Tuesday, August 11, 2009

The doorway into the silent land…

The doorway into the silent land is a wound. Silence lays bear this wound. We do not journey far along the spiritual path before we get some sense of the wound of the human condition, and this is precisely why not a few abandon a contemplative practice like mediation as soon as it begins to expose this wound; they move on instead to some spiritual entertainment that will maintain distraction. Perhaps this is why the weak and wounded, who know very well the vulnerability of the human condition, often have an aptitude for discovering silence and can sense the wholeness and healing that ground this wound…

Certainly there is deep conversion, healing, and unspeakable wholeness to be discovered along the contemplative path. The paradox, however, is that this healing is revealed when we discover that our wound and the wound of God are one wound…

However, this discovery does not feel as much like a breakthrough as it feels like breakdown. This is actually a very important and creative period in the development of our practice, but it feels as though our life is coming unpinned, that we’re losing it, that we are going round the bend… This is why for Christians the joyful faith in the Risen One never loses sight of the Crucified One.

God in Christ has taken into Himself the brokenness of the human condition. Hence, human woundedness, brokenness, death itself are transformed from dead ends to doorways into Life. In the divinizing humanity of Christ, bruises become balm…

Martin Laird OSA, Into the Silent Land, Darton, Longman and Todd, 2006, pp. 117-119

But he was wounded for our transgressions,
   crushed for our iniquities;
upon him was the punishment that made us whole,
   and by his bruises we are healed.

Isaiah 53.5 NRSV

All I can say here, for holy reticence, is that I have found this to be true…

3 comments:

Sue said...

Probably best to not say too many words and spoil this :)

You are one of my favourite places to visit.

I was gonna say not many words but I just thought of this. I am reading The Tibetan Book of Living and Dying at the moment, which is like a book written to help Westerners understand the Tibetan Book of the Dead. There is much of beauty in this book, much head nodding from me, much help, much wisdom, much learning. I especially love the suggstion that people find the spiritual path that inspires them the most and follow that one. Better to be well learned and well versed in one spritiual tradition than spiritual shopping after all. I think this is because the Father makes himself known wherever he can, regardless of doctrine or rightness or wrongness. We are all wrong in that sense, I suppose.

But reading this book renews again my appreciation for the Father that I do believe is there. There is so much beauty in Buddhism, and I do believe it is simply seeing the giant elephant from a differnet vantage point.
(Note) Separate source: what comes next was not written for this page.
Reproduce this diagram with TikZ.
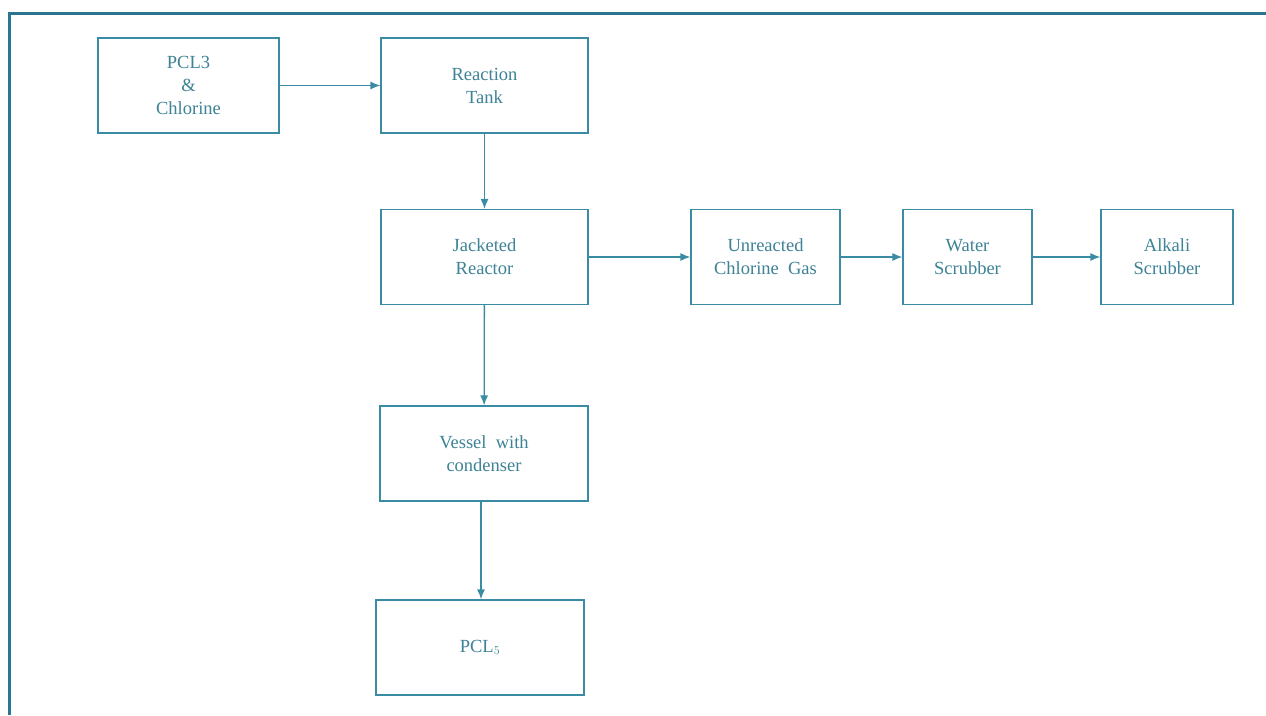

But the lack of God is too lonely after a while.

Gabrielle said...

That's a beautiful quote from Martin Laird, Mike.

"...this healing is revealed when we discover that our wound and the wound of God are one wound…"

And when we enter that wound, we find the safety and healing within His Sacred Heart.

Barbara said...

I can only echo Gabrielle's appreciation for the quote. Thank you so much for sharing it, Mike. You opened me to another great spiritual writer.